EXERCISE PROMPT
Exact reproduction is required for the lines bounded by the one containing "Recreate this image" and the one containing "1.45, 1.0, 0.45, 0];", both bounds included. Print them without any pictures.

Plotting code records
:::
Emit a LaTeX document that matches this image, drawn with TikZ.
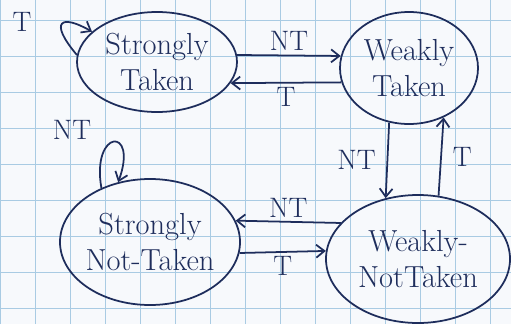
\documentclass[tikz,border=0pt]{standalone}
\usepackage{tikz}
\usepackage{xcolor}
\usetikzlibrary{shapes.geometric,arrows.meta}
\definecolor{inkcolorb}{HTML}{1E2D5C}
\definecolor{gridcolorb}{HTML}{A9CBE3}
\definecolor{papercolorb}{HTML}{F7F9FC}
\colorlet{inkcolor}{inkcolorb}
\colorlet{gridcolor}{gridcolorb}
\tikzstyle{statebox} = [
    draw=inkcolor,
    ellipse,
    line width=1.5pt,
    text=inkcolor,
    align=center,
    inner sep=-2pt,
    font=\fontsize{26}{30}\selectfont
    ]
\tikzstyle{trans} = [
    draw=inkcolor,
    line width=1.5pt,
    -{Straight Barb[length=7pt,width=11pt]}
    ]
\tikzstyle{translabel} = [
    text=inkcolor,
    font=\fontsize{24}{28}\selectfont
    ]

\begin{document}
\begin{tikzpicture}[x=0.03cm,y=0.03cm]
\useasboundingbox[fill=papercolorb] (0,0) rectangle (511,324);
% grid paper
\foreach \gx in {0,35,...,510}
    \draw[gridcolor, line width=0.8pt] (\gx,0) -- (\gx,324);
\foreach \gy in {16,52,...,324}
    \draw[gridcolor, line width=0.8pt] (0,\gy) -- (511,\gy);

\node[statebox, minimum width=4.8cm, minimum height=3cm] (st) at (157,262) {Strongly\\Taken};
\node[statebox, minimum width=4.14cm, minimum height=3.36cm] (wt) at (409,256) {Weakly\\Taken};
\node[statebox, minimum width=5.4cm, minimum height=3.78cm] (snt) at (150,82) {Strongly\\Not-Taken};
\node[statebox, minimum width=5.52cm, minimum height=3.84cm] (wnt) at (418,65) {Weakly-\\NotTaken};

\draw[trans] (st.5) -- node[translabel, above] {NT} (wt.170);
\draw[trans] (wt.192) -- node[translabel, below] {T} (st.-16);
\draw[trans] (wt.250) -- node[translabel, left=6pt] {NT} (wnt.118);
\draw[trans] (wnt.72) -- node[translabel, right=6pt] {T} (wt.-55);
\draw[trans] (wnt.155) -- node[translabel, above] {NT} (snt.14);
\draw[trans] (snt.-7) -- node[translabel, below] {T} (wnt.175);

% self loops
\draw[trans] (st.175) .. controls +(130:45) and +(150:35) .. (st.155);
\node[translabel] (stloop) at (22,302) {T};
\draw[trans] (snt.132) .. controls +(100:60) and +(70:60) .. (snt.118);
\node[translabel] (sntloop) at (72,194) {NT};
\end{tikzpicture}
\end{document}
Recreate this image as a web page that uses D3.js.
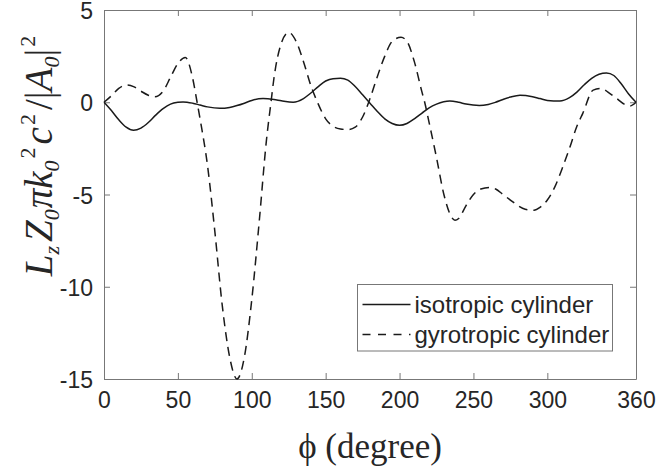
<!DOCTYPE html>
<html>
<head>
<meta charset="utf-8">
<script src="https://cdn.jsdelivr.net/npm/d3@7"></script>
<style>
  html, body { margin: 0; padding: 0; background: #fff; }
  svg { display: block; }
</style>
</head>
<body>
<div id="chart"></div>
<script>
// Angle (degree) and value pairs
const isoAngles = [0, 5, 10, 15, 20, 25, 30, 35, 40, 45, 50, 53.5, 60, 65, 70, 78.5, 85, 90, 95, 100, 107.6,
    115, 120, 128, 135, 140, 145, 150, 155, 160, 165, 170, 175, 180, 185, 190, 195, 200, 205, 210, 215, 220,
    225, 234, 240, 245, 254, 260, 265, 270, 275, 281.5, 290, 295, 300, 308.5, 315, 320, 325, 330, 335, 340,
    345, 350, 355, 360];
const isoValues = [0, -0.45, -0.95, -1.35, -1.52, -1.4, -1.1, -0.7, -0.35, -0.1, 0.0, 0.02, -0.05, -0.15, -0.25, -0.33, -0.28, -0.18, -0.05, 0.1, 0.2,
    0.15, 0.08, 0.0, 0.2, 0.5, 0.85, 1.15, 1.28, 1.3, 1.2, 0.85, 0.4, -0.05, -0.5, -0.9, -1.15, -1.25, -1.15, -0.9, -0.6, -0.3,
    -0.1, 0.07, 0.0, -0.1, -0.18, -0.12, 0.0, 0.15, 0.28, 0.38, 0.3, 0.2, 0.1, 0.07, 0.25, 0.55, 0.95, 1.3, 1.52, 1.59,
    1.45, 1.0, 0.45, 0];

const gyroAngles = [0, 5, 10, 15, 20, 25, 30, 34.5, 40, 45, 50, 55, 60, 63, 65, 70, 75, 80, 85, 90, 95, 100, 105,
    110, 113, 115, 120, 125, 130, 135, 140, 145, 150, 155, 160, 165, 170, 175, 180, 185, 190, 195, 201, 205, 210,
    215, 217, 220, 225, 230, 235, 237.5, 240, 245, 250, 255, 261, 265, 270, 275, 280, 285, 291, 295, 300, 305,
    310, 315, 320, 324, 331, 336.7, 341, 347, 352, 356, 360];
const gyroValues = [0, 0.35, 0.75, 0.94, 0.85, 0.6, 0.38, 0.3, 0.6, 1.35, 2.1, 2.43, 1.3, 0, -0.9, -3.4, -7.0, -11.0, -13.8, -15.0, -13.8, -10.7, -6.5,
    -2.0, 0, 1.3, 3.2, 3.78, 3.3, 2.2, 0.9, -0.1, -0.9, -1.3, -1.45, -1.48, -1.35, -0.8, 0.2, 1.4, 2.5, 3.3, 3.52, 3.3, 2.2,
    0.6, 0, -1.1, -3.0, -5.0, -6.2, -6.4, -6.3, -5.6, -5.0, -4.7, -4.62, -4.7, -5.0, -5.3, -5.6, -5.8, -5.85, -5.7, -5.3, -4.6,
    -3.6, -2.5, -1.3, -0.6, 0.66, 0.75, 0.55, 0.2, -0.1, -0.2, 0];

const xTicks = [0, 50, 100, 150, 200, 250, 300, 360];
const yTicks = [-15, -10, -5, 0, 5];
const seriesNames = ['isotropic cylinder', 'gyrotropic cylinder'];

const W = 659, H = 476;
const margin = { top: 10, right: 23, bottom: 97, left: 104 };
const width = W - margin.left - margin.right;
const height = H - margin.top - margin.bottom;

const svg = d3.select('#chart').append('svg')
    .attr('width', W)
    .attr('height', H);

const g = svg.append('g')
    .attr('transform', `translate(${margin.left},${margin.top})`);

// Scales
const x = d3.scaleLinear().domain([0, 360]).range([0, width]);
const y = d3.scaleLinear().domain([-15, 5]).range([height, 0]);

const tickFont = '"Liberation Sans", Arial, sans-serif';
const axisColor = '#777';
const textColor = '#262626';
const fmt = d => String(d); // plain hyphen minus, as in the reference

// Axes: ticks point inward, box on all four sides
const xAxis = d3.axisBottom(x).tickValues(xTicks).tickFormat(fmt).tickSizeInner(-6).tickSizeOuter(0).tickPadding(13);
const yAxis = d3.axisLeft(y).tickValues(yTicks).tickFormat(fmt).tickSizeInner(-6).tickSizeOuter(0).tickPadding(11);
const xTop = d3.axisTop(x).tickValues(xTicks).tickSizeInner(-6).tickSizeOuter(0).tickFormat('');
const yRight = d3.axisRight(y).tickValues(yTicks).tickSizeInner(-6).tickSizeOuter(0).tickFormat('');

const gx = g.append('g').attr('transform', `translate(0,${height})`).call(xAxis);
const gy = g.append('g').call(yAxis);
const gt = g.append('g').call(xTop);
const gr = g.append('g').attr('transform', `translate(${width},0)`).call(yRight);

[gx, gy, gt, gr].forEach(a => {
    a.selectAll('.domain').attr('stroke', axisColor).attr('stroke-width', 1);
    a.selectAll('.tick line').attr('stroke', axisColor).attr('stroke-width', 1);
    a.selectAll('.tick text')
        .attr('fill', textColor)
        .style('font-family', tickFont)
        .style('font-size', '23px');
});
gy.selectAll('.tick text').attr('dy', '0.37em');

// Lines
const line = d3.line()
    .x(d => x(d[0]))
    .y(d => y(d[1]))
    .curve(d3.curveMonotoneX);

const isoData = isoAngles.map((a, i) => [a, isoValues[i]]);
const gyroData = gyroAngles.map((a, i) => [a, gyroValues[i]]);

g.append('path')
    .datum(isoData)
    .attr('d', line)
    .attr('fill', 'none')
    .attr('stroke', '#1a1a1a')
    .attr('stroke-width', 1.5);

g.append('path')
    .datum(gyroData)
    .attr('d', line)
    .attr('fill', 'none')
    .attr('stroke', '#1a1a1a')
    .attr('stroke-width', 1.5)
    .attr('stroke-dasharray', '9,6');

// Legend
const lg = svg.append('g').attr('transform', 'translate(357.5,284.5)');
lg.append('rect')
    .attr('width', 255).attr('height', 66.5)
    .attr('fill', '#fff').attr('stroke', axisColor).attr('stroke-width', 1);

const dashes = [null, '8,7.5'];
seriesNames.forEach((name, i) => {
    const yy = 20 + i * 30;
    lg.append('line')
        .attr('x1', 5).attr('x2', 53)
        .attr('y1', yy).attr('y2', yy)
        .attr('stroke', '#1a1a1a').attr('stroke-width', 1.5)
        .attr('stroke-dasharray', dashes[i]);
    lg.append('text')
        .attr('x', 57).attr('y', yy + 8)
        .attr('fill', textColor)
        .style('font-family', tickFont)
        .style('font-size', '24px')
        .text(name);
});

// Axis labels
const serif = '"Liberation Serif", "Times New Roman", serif';

svg.append('text')
    .attr('x', margin.left + width / 2)
    .attr('y', 458)
    .attr('text-anchor', 'middle')
    .attr('fill', textColor)
    .style('font-family', serif)
    .style('font-size', '35px')
    .text('\u03d5 (degree)');

const yl = svg.append('text')
    .attr('transform', 'translate(52,156) rotate(-90)')
    .attr('text-anchor', 'middle')
    .attr('fill', textColor)
    .style('font-family', serif)
    .style('font-size', '39px');

const parts = [
    { t: 'L', it: true },
    { t: 'z', it: true, sub: true },
    { t: 'Z', it: true, dx: 4 },
    { t: '0', it: true, sub: true },
    { t: '\u03c0', it: true, dx: 1 },
    { t: 'k', it: true },
    { t: '0', it: true, sub: true },
    { t: '2', sup: true, dx: 2 },
    { t: 'c', it: true, dx: 3 },
    { t: '2', sup: true, dx: 2 },
    { t: '/|', dx: 4 },
    { t: 'A', it: true },
    { t: '0', it: true, sub: true },
    { t: '|' },
    { t: '2', sup: true, dx: 2 }
];
let shift = 0;
parts.forEach(p => {
    const target = p.sub ? 7 : (p.sup ? -17 : 0);
    const ts = yl.append('tspan')
        .attr('dy', target - shift)
        .style('font-style', p.it ? 'italic' : 'normal')
        .style('font-size', (p.sub || p.sup) ? '22px' : '39px')
        .text(p.t);
    if (p.dx) ts.attr('dx', p.dx);
    shift = target;
});
</script>
</body>
</html>
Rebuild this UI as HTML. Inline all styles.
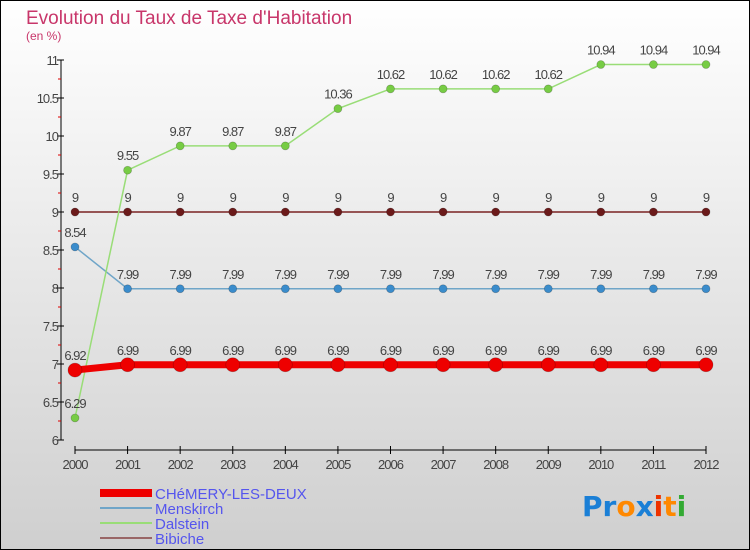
<!DOCTYPE html>
<html><head><meta charset="utf-8"><style>
body{margin:0}
svg{display:block;font-family:"Liberation Sans",sans-serif}
</style></head><body>
<svg id="c" width="750" height="550" xmlns="http://www.w3.org/2000/svg">
<defs><linearGradient id="bg" x1="0" y1="0" x2="0" y2="1"><stop offset="0" stop-color="#ffffff"/><stop offset="1" stop-color="#cfcfcf"/></linearGradient></defs>
<rect x="0.5" y="0.5" width="749" height="549" fill="url(#bg)" stroke="#000"/>
<text x="26" y="24" font-size="19" fill="#c8366a">Evolution du Taux de Taxe d'Habitation</text>
<text x="26" y="40" font-size="12" fill="#c8366a">(en %)</text>
<g id="axes"></g><g id="series"></g>
<g>
<rect x="100" y="489" width="52" height="8" fill="#e00"/>
<text x="155" y="499" font-size="15" fill="#5555ee">CHéMERY-LES-DEUX</text>
<line x1="100" y1="508" x2="152" y2="508" stroke="#6fa5c8" stroke-width="2"/>
<text x="155" y="514" font-size="15" fill="#5555ee">Menskirch</text>
<line x1="100" y1="523" x2="152" y2="523" stroke="#99dd77" stroke-width="2"/>
<text x="155" y="529" font-size="15" fill="#5555ee">Dalstein</text>
<line x1="100" y1="538" x2="152" y2="538" stroke="#996666" stroke-width="2"/>
<text x="155" y="544" font-size="15" fill="#5555ee">Bibiche</text>
</g>
<text x="582" y="516" font-size="28" font-weight="bold" font-family="'DejaVu Sans',sans-serif"><tspan fill="#1a7fd6">Pr</tspan><tspan fill="#ff8800">o</tspan><tspan fill="#1a7fd6">x</tspan><tspan fill="#ee3300">i</tspan><tspan fill="#ff8800">t</tspan><tspan fill="#33aa33">i</tspan></text>
</svg>
<script>
const years=[2000,2001,2002,2003,2004,2005,2006,2007,2008,2009,2010,2011,2012];
const chemery=[6.92,6.99,6.99,6.99,6.99,6.99,6.99,6.99,6.99,6.99,6.99,6.99,6.99];
const menskirch=[8.54,7.99,7.99,7.99,7.99,7.99,7.99,7.99,7.99,7.99,7.99,7.99,7.99];
const dalstein=[6.29,9.55,9.87,9.87,9.87,10.36,10.62,10.62,10.62,10.62,10.94,10.94,10.94];
const bibiche=[9,9,9,9,9,9,9,9,9,9,9,9,9];
const yTicks=[6,6.5,7,7.5,8,8.5,9,9.5,10,10.5,11];
const NS="http://www.w3.org/2000/svg";
const x=i=>75+i*(706-75)/(years.length-1);
const y=v=>440-(v-6)*76;
function mk(t,a,p){const e=document.createElementNS(NS,t);for(const k in a)e.setAttribute(k,a[k]);p.appendChild(e);return e;}
const ax=document.getElementById('axes'), sg=document.getElementById('series');
let l=mk('line',{x1:61,y1:60,x2:61,y2:440,stroke:'#000'},ax);


yTicks.forEach((v,i)=>{
  mk('line',{x1:57,y1:y(v),x2:64,y2:y(v),stroke:'#000'},ax);
  if(i<yTicks.length-1) mk('line',{x1:58,y1:y(v+0.25),x2:61,y2:y(v+0.25),stroke:'#d00'},ax);
  const t=mk('text',{x:58,y:y(v)+5,'text-anchor':'end','font-size':13,fill:'#444','letter-spacing':'-1'},ax);
  t.textContent=String(v);
  
  
});
l=mk('line',{x1:75,y1:450,x2:706,y2:450,stroke:'#000'},ax);


years.forEach((yr,i)=>{
  mk('line',{x1:x(i),y1:446,x2:x(i),y2:454,stroke:'#000'},ax);
  const t=mk('text',{x:x(i),y:469,'text-anchor':'middle','font-size':13,fill:'#444','letter-spacing':'-1'},ax);
  t.textContent=String(yr);
  
  
});
function series(name,data,line,dot,w,r){
  const g=mk('g',{},sg);
  
  
  mk('polyline',{points:data.map((v,i)=>x(i)+','+y(v)).join(' '),fill:'none',stroke:line,'stroke-width':w},g);
  data.forEach((v,i)=>{
    const c=mk('circle',{cx:x(i),cy:y(v),r:r,fill:dot,stroke:'rgba(0,0,0,0.25)','stroke-width':0.7},g);
    
    
    const t=mk('text',{x:x(i),y:y(v)-10,'text-anchor':'middle','font-size':13,fill:'#444','letter-spacing':'-1'},g);
    t.textContent=String(v);
    
    
  });
}
series('bibiche',bibiche,'#7a2222','#6b1a1a',1.5,4);
series('menskirch',menskirch,'#6fa5c8','#3a8ccc',1.5,4);
series('dalstein',dalstein,'#99dd77','#77cc44',1.5,4);
series('chemery',chemery,'#e00','#e00',7,7);
</script>
</body></html>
:::
SOLUTION FOR THIS EXERCISE
Recreate this image as a web page that uses D3.js.
<!DOCTYPE html>
<html>
<head>
<meta charset="utf-8">
<script src="https://cdn.jsdelivr.net/npm/d3@7"></script>
<style>
  html, body { margin: 0; padding: 0; background: #fff; }
  svg { display: block; }
</style>
</head>
<body>
<div id="chart"></div>
<script>
// Angle (degree) and value pairs
const isoAngles = [0, 5, 10, 15, 20, 25, 30, 35, 40, 45, 50, 53.5, 60, 65, 70, 78.5, 85, 90, 95, 100, 107.6,
    115, 120, 128, 135, 140, 145, 150, 155, 160, 165, 170, 175, 180, 185, 190, 195, 200, 205, 210, 215, 220,
    225, 234, 240, 245, 254, 260, 265, 270, 275, 281.5, 290, 295, 300, 308.5, 315, 320, 325, 330, 335, 340,
    345, 350, 355, 360];
const isoValues = [0, -0.45, -0.95, -1.35, -1.52, -1.4, -1.1, -0.7, -0.35, -0.1, 0.0, 0.02, -0.05, -0.15, -0.25, -0.33, -0.28, -0.18, -0.05, 0.1, 0.2,
    0.15, 0.08, 0.0, 0.2, 0.5, 0.85, 1.15, 1.28, 1.3, 1.2, 0.85, 0.4, -0.05, -0.5, -0.9, -1.15, -1.25, -1.15, -0.9, -0.6, -0.3,
    -0.1, 0.07, 0.0, -0.1, -0.18, -0.12, 0.0, 0.15, 0.28, 0.38, 0.3, 0.2, 0.1, 0.07, 0.25, 0.55, 0.95, 1.3, 1.52, 1.59,
    1.45, 1.0, 0.45, 0];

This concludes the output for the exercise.